The year 2025 may not be as bustling as the previous year, a scenario that seems to be priced into estimates. This is particularly true for the IPO market. But the larger question is whether interest is waning in the financial services space. Consider this: according to news reports, two mid-sized SME lenders have postponed their listing plans, with reports attributing this to thin investor interest.
Take, for instance, SK Finance and Veritas Finance, both seen as niche, coveted lenders in their respective segments. Warburg-promoted Avanse Financial Services, which was supposed to have launched its IPO last year, has yet to refile for listing. Hopes were high for HDFC Bank-promoted HDB Financial Services, but even that had just a mediocre response at its listing. Tata Capital’s IPO is on the horizon, and debates surrounding its pricing and valuations are intensifying among investors. These trends symbolise two things: the era of finding investors at any price seems to be behind the sector, in line with the broader market trend prevailing in equities. This could also be because the days of supernormal returns are gradually becoming history.
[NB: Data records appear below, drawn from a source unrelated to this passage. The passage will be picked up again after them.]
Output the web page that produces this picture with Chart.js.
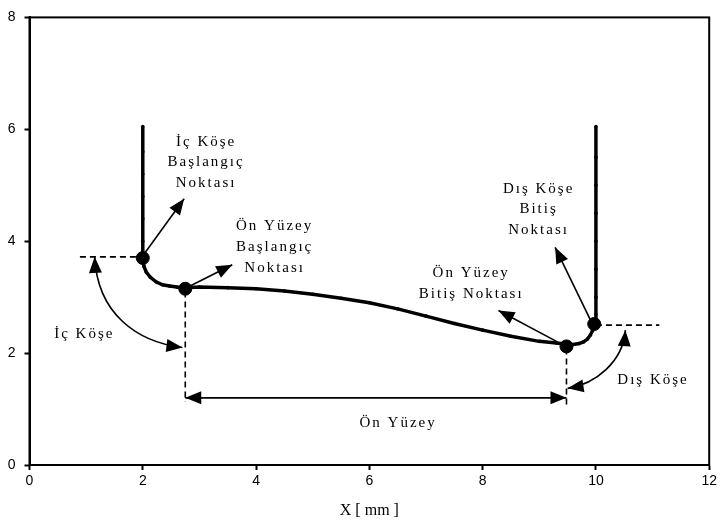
<!DOCTYPE html>
<html>
<head>
<meta charset="utf-8">
<script src="https://cdn.jsdelivr.net/npm/chart.js@4/dist/chart.umd.min.js"></script>
<style>
  body { margin: 0; background: #fff; }
  #wrap { width: 720px; height: 527px; }
</style>
</head>
<body>
<div id="wrap"><canvas id="myChart"></canvas></div>
<script>
// measured profile, X [mm] / Y [mm]
const profileX = [2.0, 2.0, 2.0, 2.0, 2.0, 2.0, 2.0, 2.02, 2.06, 2.13, 2.24, 2.35, 2.47, 2.6, 2.75,
                  3.0, 3.5, 4.0, 4.5, 5.0, 5.5, 6.0, 6.5, 7.0, 7.5, 8.0, 8.5, 9.0, 9.3, 9.5,
                  9.6, 9.7, 9.78, 9.85, 9.9, 9.94, 9.97, 9.99,
                  10.0, 10.0, 10.0, 10.0, 10.0, 10.0, 10.0, 10.0];
const profileY = [6.05, 5.6, 5.2, 4.8, 4.4, 4.0, 3.7, 3.55, 3.45, 3.36, 3.27, 3.22, 3.2, 3.18, 3.17,
                  3.18, 3.17, 3.15, 3.11, 3.05, 2.98, 2.9, 2.79, 2.66, 2.53, 2.41, 2.3, 2.21, 2.18, 2.16,
                  2.155, 2.17, 2.2, 2.25, 2.32, 2.4, 2.48, 2.6,
                  2.7, 3.0, 3.5, 4.0, 4.5, 5.0, 5.5, 6.05];

// key points: iç köşe başlangıç, ön yüzey başlangıç, ön yüzey bitiş, dış köşe bitiş
const keyX = [2.0, 2.75, 9.48, 9.97];
const keyY = [3.7, 3.15, 2.12, 2.52];

const xTicks = [0, 2, 4, 6, 8, 10, 12];
const yTicks = [0, 2, 4, 6, 8];

// annotations (data coordinates)
const arrows = [
  [2.03, 3.78, 2.73, 4.76],
  [2.8, 3.18, 3.58, 3.58],
  [9.32, 2.2, 8.28, 2.76],
  [9.9, 2.6, 9.28, 3.89]
];
const dashes = [
  [0.89, 3.72, 2.0, 3.72],
  [2.75, 3.1, 2.75, 1.13],
  [9.48, 2.08, 9.48, 1.07],
  [10.0, 2.5, 11.12, 2.5]
];
const spanArrow = [2.75, 1.2, 9.48, 1.2];
const curves = [
  [1.15, 3.72, 1.2, 2.7, 1.9, 2.2, 2.7, 2.1],
  [10.52, 2.41, 10.48, 1.85, 10.0, 1.45, 9.5, 1.37]
];
const labels = [
  ['İç Köşe', 3.1, 5.77], ['Başlangıç', 3.1, 5.41], ['Noktası', 3.1, 5.04],
  ['Ön Yüzey', 4.31, 4.27], ['Başlangıç', 4.31, 3.89], ['Noktası', 4.31, 3.52],
  ['Ön Yüzey', 7.78, 3.43], ['Bitiş Noktası', 7.78, 3.05],
  ['Dış Köşe', 8.97, 4.94], ['Bitiş', 8.97, 4.58], ['Noktası', 8.97, 4.2],
  ['İç Köşe', 0.95, 2.34],
  ['Dış Köşe', 10.99, 1.52],
  ['Ön Yüzey', 6.49, 0.75]
];

function head(ctx, x0, y0, x1, y1) {
  const a = Math.atan2(y1 - y0, x1 - x0);
  const L = 16, W = 6.5;
  ctx.beginPath();
  ctx.moveTo(x1, y1);
  ctx.lineTo(x1 - L * Math.cos(a) + W * Math.sin(a), y1 - L * Math.sin(a) - W * Math.cos(a));
  ctx.lineTo(x1 - L * Math.cos(a) - W * Math.sin(a), y1 - L * Math.sin(a) + W * Math.cos(a));
  ctx.closePath();
  ctx.fill();
}

const notes = {
  id: 'notes',
  afterDatasetsDraw(chart) {
    const ctx = chart.ctx;
    const sx = v => chart.scales.x.getPixelForValue(v);
    const sy = v => chart.scales.y.getPixelForValue(v);
    const a = chart.chartArea;
    ctx.save();
    ctx.strokeStyle = '#000';
    ctx.fillStyle = '#000';

    // frame
    ctx.lineWidth = 2;
    ctx.strokeRect(a.left, a.top, a.right - a.left, a.bottom - a.top);

    ctx.lineWidth = 1.6;
    ctx.setLineDash([6, 4]);
    dashes.forEach(d => {
      ctx.beginPath();
      ctx.moveTo(sx(d[0]), sy(d[1]));
      ctx.lineTo(sx(d[2]), sy(d[3]));
      ctx.stroke();
    });
    ctx.setLineDash([]);

    arrows.forEach(d => {
      const x0 = sx(d[0]), y0 = sy(d[1]), x1 = sx(d[2]), y1 = sy(d[3]);
      ctx.beginPath();
      ctx.moveTo(x0, y0);
      ctx.lineTo(x1, y1);
      ctx.stroke();
      head(ctx, x0, y0, x1, y1);
    });

    const s = spanArrow;
    ctx.beginPath();
    ctx.moveTo(sx(s[0]), sy(s[1]));
    ctx.lineTo(sx(s[2]), sy(s[3]));
    ctx.stroke();
    head(ctx, sx(s[2]), sy(s[3]), sx(s[0]), sy(s[1]));
    head(ctx, sx(s[0]), sy(s[1]), sx(s[2]), sy(s[3]));

    curves.forEach(c => {
      const p = [sx(c[0]), sy(c[1]), sx(c[2]), sy(c[3]), sx(c[4]), sy(c[5]), sx(c[6]), sy(c[7])];
      ctx.beginPath();
      ctx.moveTo(p[0], p[1]);
      ctx.bezierCurveTo(p[2], p[3], p[4], p[5], p[6], p[7]);
      ctx.stroke();
      head(ctx, p[2], p[3], p[0], p[1]);
      head(ctx, p[4], p[5], p[6], p[7]);
    });

    ctx.font = '15px "Liberation Serif", "Times New Roman", serif';
    ctx.letterSpacing = '2px';
    ctx.textAlign = 'center';
    ctx.textBaseline = 'middle';
    labels.forEach(t => ctx.fillText(t[0], sx(t[1]) + 1, sy(t[2])));
    ctx.restore();
  }
};

const ctx = document.getElementById('myChart').getContext('2d');
const myChart = new Chart(ctx, {
  type: 'scatter',
  data: {
    datasets: [{
      data: profileX.map((x, i) => ({ x: x, y: profileY[i] })),
      showLine: true,
      borderColor: '#000',
      backgroundColor: '#000',
      borderWidth: 3.5,
      pointRadius: 1.8,
      pointBorderWidth: 0,
      tension: 0
    }, {
      data: keyX.map((x, i) => ({ x: x, y: keyY[i] })),
      borderColor: '#000',
      backgroundColor: '#000',
      pointRadius: 6.5
    }]
  },
  options: {
    responsive: true,
    maintainAspectRatio: false,
    animation: false,
    layout: { padding: { top: 16, right: 8, left: 0, bottom: 7 } },
    plugins: { legend: { display: false }, tooltip: { enabled: false } },
    scales: {
      x: {
        type: 'linear', min: 0, max: 12,
        afterBuildTicks: sc => { sc.ticks = xTicks.map(v => ({ value: v })); },
        afterFit: sc => { sc.height = 55; },
        grid: { drawOnChartArea: false, drawTicks: true, tickLength: 5, tickWidth: 2, tickColor: '#000' },
        border: { color: '#000', width: 2 },
        ticks: { color: '#000', padding: 3, font: { family: '"Liberation Sans", Arial, sans-serif', size: 14 } },
        title: { display: true, text: 'X [ mm ]', color: '#000', padding: { top: 2, bottom: 0 },
                 font: { family: '"Liberation Serif", "Times New Roman", serif', size: 16 } }
      },
      y: {
        type: 'linear', min: 0, max: 8,
        afterBuildTicks: sc => { sc.ticks = yTicks.map(v => ({ value: v })); },
        afterFit: sc => { sc.width = 29.5; },
        grid: { drawOnChartArea: false, drawTicks: true, tickLength: 5, tickWidth: 2, tickColor: '#000' },
        border: { color: '#000', width: 2 },
        ticks: { color: '#000', padding: 9, font: { family: '"Liberation Sans", Arial, sans-serif', size: 14 } }
      }
    }
  },
  plugins: [notes]
});
</script>
</body>
</html>
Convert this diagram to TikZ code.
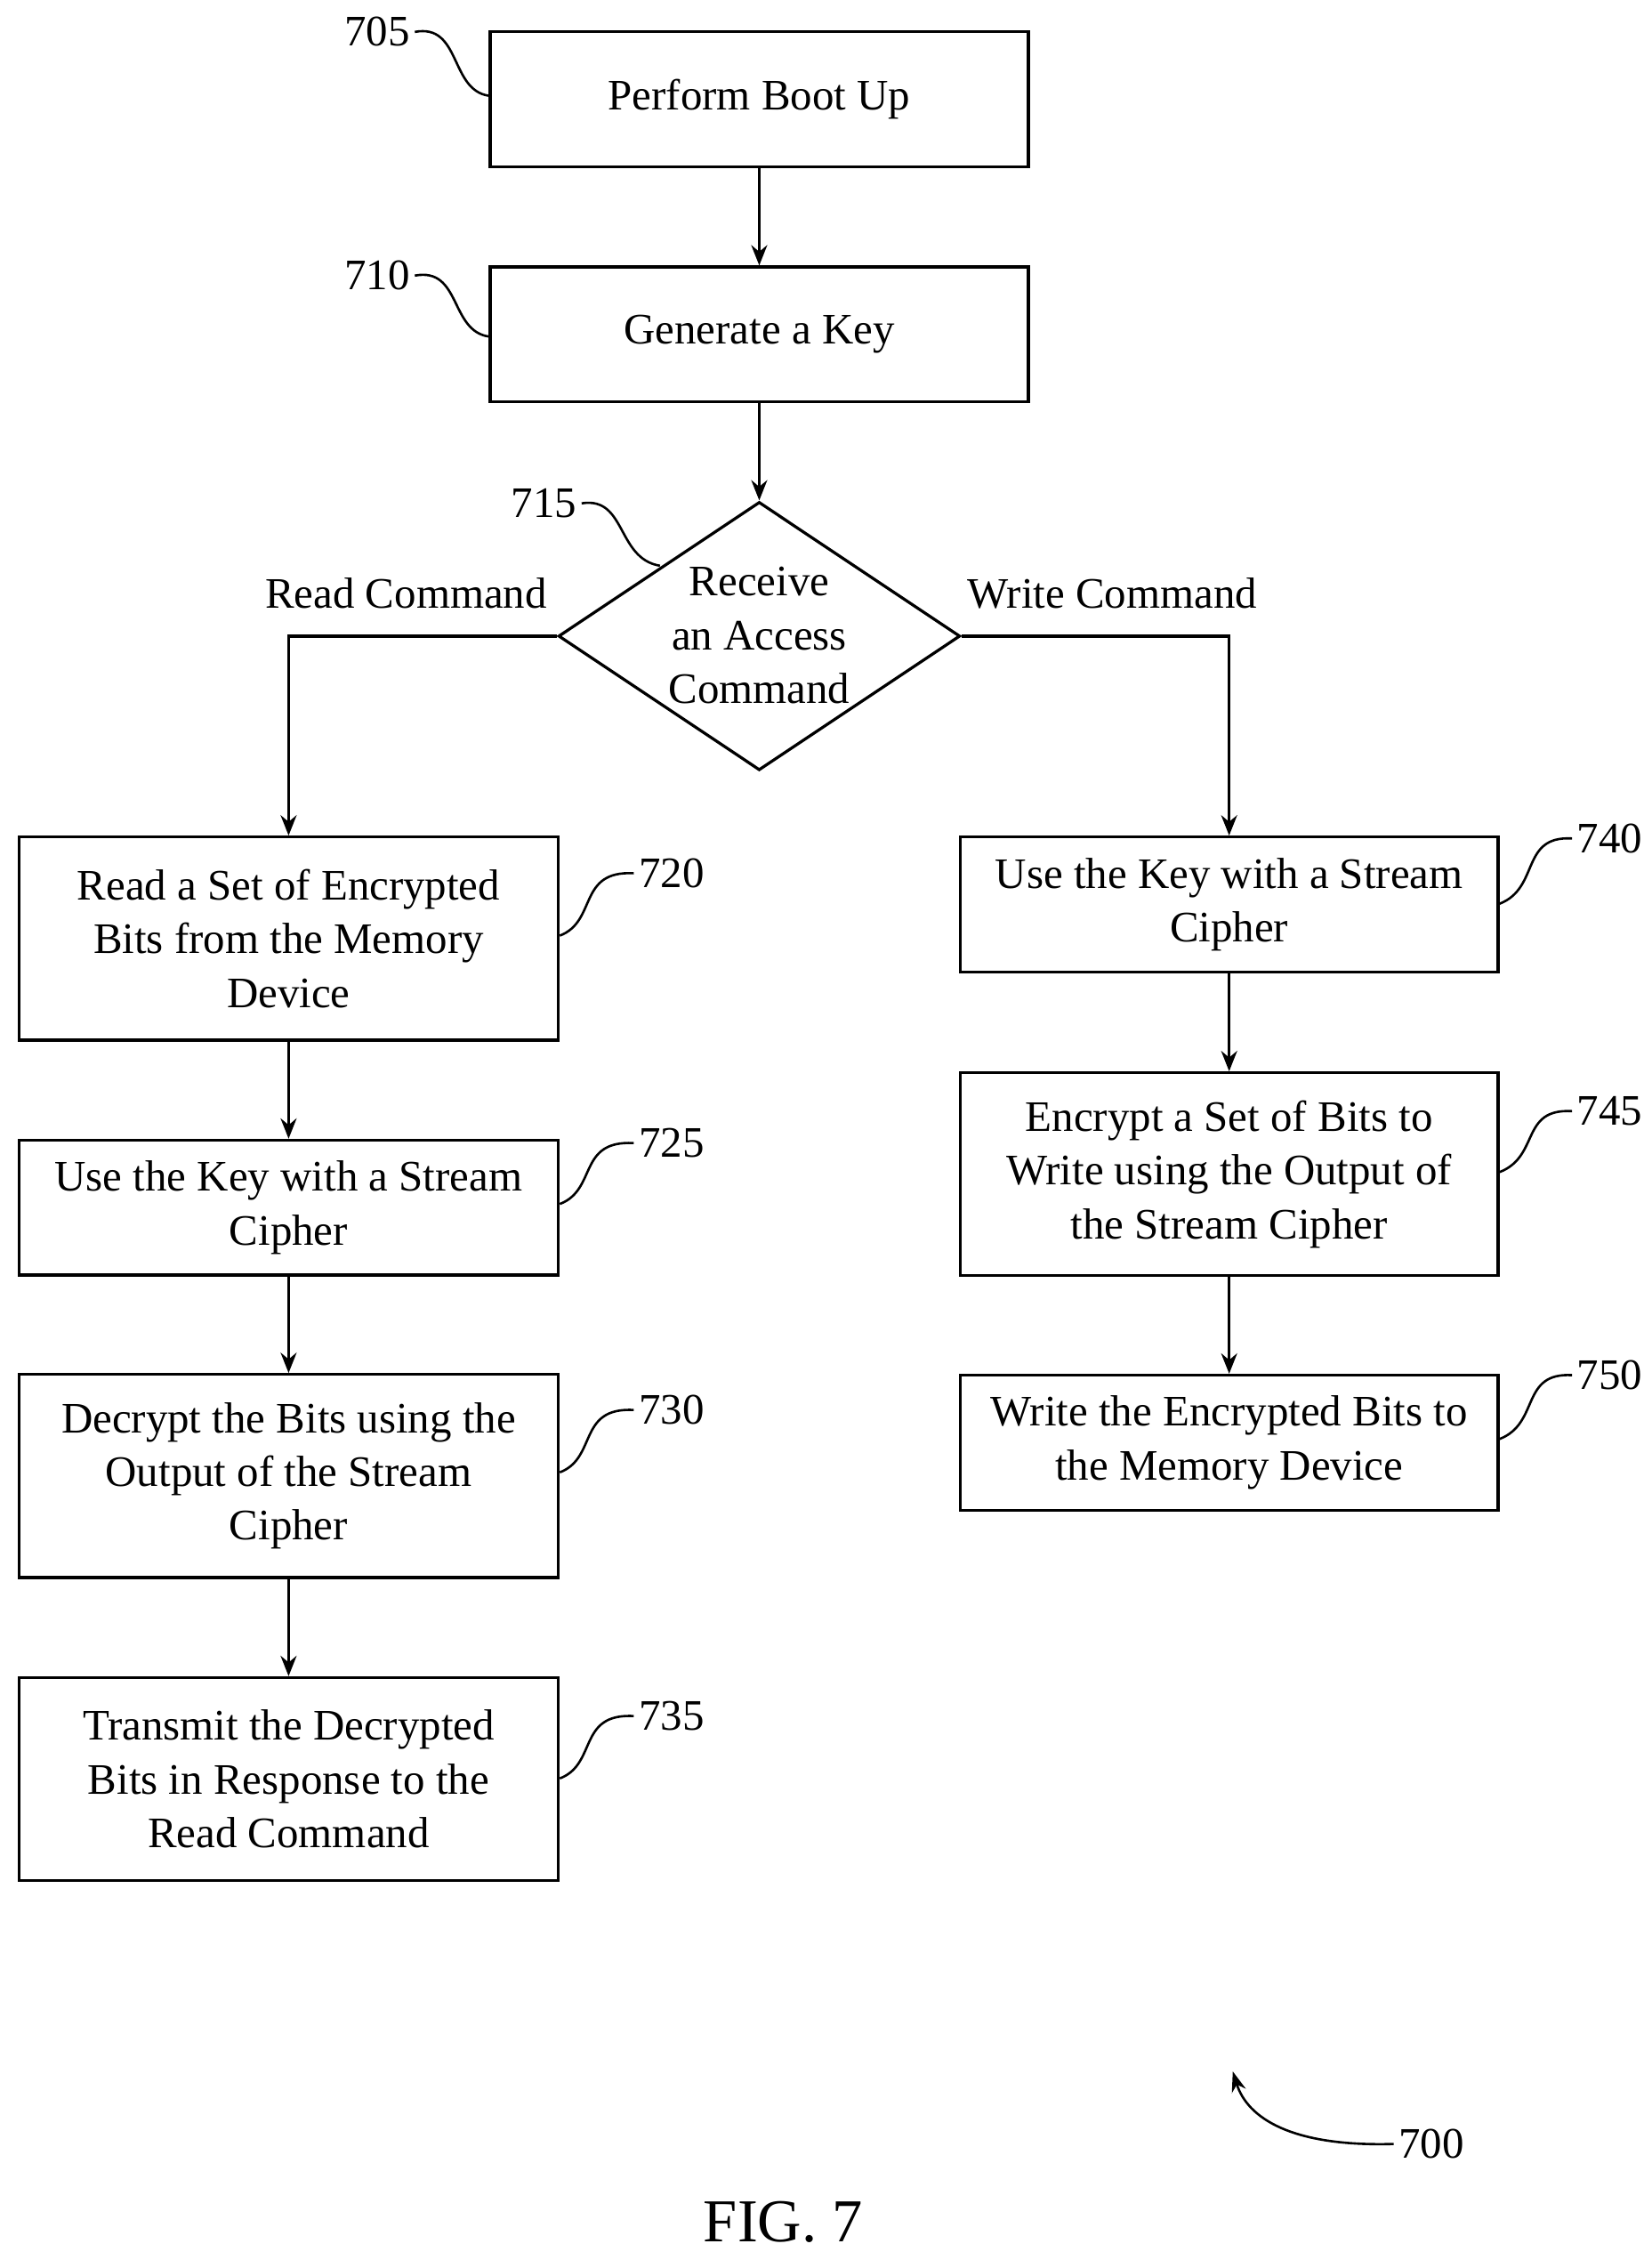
\documentclass[tikz,border=0pt]{standalone}
\usepackage{fontspec}
\setmainfont{Liberation Serif}
\usetikzlibrary{shapes.geometric,arrows.meta}
\begin{document}
\begin{tikzpicture}[x=1pt,y=-1pt,
  box/.style={draw,line width=2pt,inner sep=0pt,align=center,font=\fontsize{30}{37}\selectfont},
  lbl/.style={font=\fontsize{30}{34}\selectfont},
  arr/.style={line width=2pt,-{Stealth[length=14pt,width=11pt]}},
  sq/.style={line width=1.6pt}]
\useasboundingbox (0,0) rectangle (1139,1558);
\node[box,minimum width=371pt,minimum height=93pt] (b705) at (523.5,68.5) {Perform Boot Up};
\node[box,minimum width=371pt,minimum height=93pt] (b710) at (523.5,230.5) {Generate a Key};
\node[box,diamond,aspect=1.5,minimum width=277pt,minimum height=185pt] (d715) at (523.5,438.5) {};
\node[align=center,font=\fontsize{30}{37}\selectfont] at (523.5,438) {Receive\\an Access\\Command};
\node[box,minimum width=372pt,minimum height=140pt] (b720) at (199,647) {Read a Set of Encrypted\\Bits from the Memory\\Device};
\node[box,minimum width=372pt,minimum height=93pt] (b725) at (199,832.5) {Use the Key with a Stream\\Cipher};
\node[box,minimum width=372pt,minimum height=140pt] (b730) at (199,1017.5) {Decrypt the Bits using the\\Output of the Stream\\Cipher};
\node[box,minimum width=372pt,minimum height=140pt] (b735) at (199,1226.5) {Transmit the Decrypted\\Bits in Response to the\\Read Command};
\node[box,minimum width=371pt,minimum height=93pt] (b740) at (847.5,623.5) {Use the Key with a Stream\\Cipher};
\node[box,minimum width=371pt,minimum height=140pt] (b745) at (847.5,809.5) {Encrypt a Set of Bits to\\Write using the Output of\\the Stream Cipher};
\node[box,minimum width=371pt,minimum height=93pt] (b750) at (847.5,994.5) {Write the Encrypted Bits to\\the Memory Device};
\node[lbl] (rc) at (280,409) {Read Command};
\node[lbl] (wc) at (767,409) {Write Command};
\draw[arr] (b705) -- (b710);
\draw[arr] (b710) -- (d715);
\draw[arr] (d715.west) -| (b720.north);
\draw[arr] (d715.east) -| (b740.north);
\draw[arr] (b720) -- (b725);
\draw[arr] (b725) -- (b730);
\draw[arr] (b730) -- (b735);
\draw[arr] (b740) -- (b745);
\draw[arr] (b745) -- (b750);
% reference labels
\node[lbl] (n705) at (260,22) {705};
\node[lbl] (n710) at (260,190) {710};
\node[lbl] (n715) at (375,347) {715};
\node[lbl] (n720) at (463,602) {720};
\node[lbl] (n725) at (463,788) {725};
\node[lbl] (n730) at (463,972) {730};
\node[lbl] (n735) at (463,1183) {735};
\node[lbl] (n740) at (1110,578) {740};
\node[lbl] (n745) at (1110,766) {745};
\node[lbl] (n750) at (1110,948) {750};
\node[lbl] (n700) at (987,1478) {700};
\node[font=\fontsize{42}{46}\selectfont] (fig) at (540,1532) {FIG. 7};
\draw[sq] (n705.east) .. controls (318,16) and (310,62) .. (b705.west |- 0,66);
\draw[sq] (n710.east) .. controls (318,184) and (310,228) .. (b710.west |- 0,232);
\draw[sq] (n715.east) .. controls (432,342) and (425,385) .. (455,390);
\draw[sq] (b720.east |- 0,645) .. controls (412,635) and (398,600) .. (n720.west);
\draw[sq] (b725.east |- 0,830) .. controls (412,820) and (398,786) .. (n725.west);
\draw[sq] (b730.east |- 0,1015) .. controls (412,1005) and (398,970) .. (n730.west);
\draw[sq] (b735.east |- 0,1226) .. controls (412,1216) and (398,1181) .. (n735.west);
\draw[sq] (b740.east |- 0,623) .. controls (1062,612) and (1048,576) .. (n740.west);
\draw[sq] (b745.east |- 0,808) .. controls (1062,797) and (1048,764) .. (n745.west);
\draw[sq] (b750.east |- 0,992) .. controls (1062,981) and (1048,946) .. (n750.west);
\draw[line width=1.6pt,-{Stealth[length=14pt,width=10pt]}] (n700.west) .. controls (890,1480) and (860,1460) .. (850,1428);
\end{tikzpicture}
\end{document}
Lending businesses, whether banks or NBFCs, are at a juncture where they must reinvent their operations. The initial decade, which in hindsight may be considered the boom period for financial services, relied on underwriting based on basic credit bureau data and some reliance on GST inputs, which kept credit costs in check. However, this is very much a thing of the past. Whether extensively mining alternative data, such as financial and digital footprints, is the way forward remains unclear.
The recent experience with unsecured loans has taught, and continues to teach, lenders and investors that the quality of the credit function must evolve. Digitising the process alone is barely a fix; it requires deeper attention. Cost structures across businesses also need a complete overhaul. If this is the case, very few businesses may manage to retain their positions in the 2-4 percent return on assets category, across both banks and NBFCs. The fact that some IPOs haven’t received the anticipated reception is a good indication that investors are taking a step back to assess the outcome of this ongoing reset in the industry. In that sense, the financial services sector may be at the beginning of the end of its exuberance. Companies will have to work harder for every penny of investment that flows into them. But will this reset last just three quarters or longer?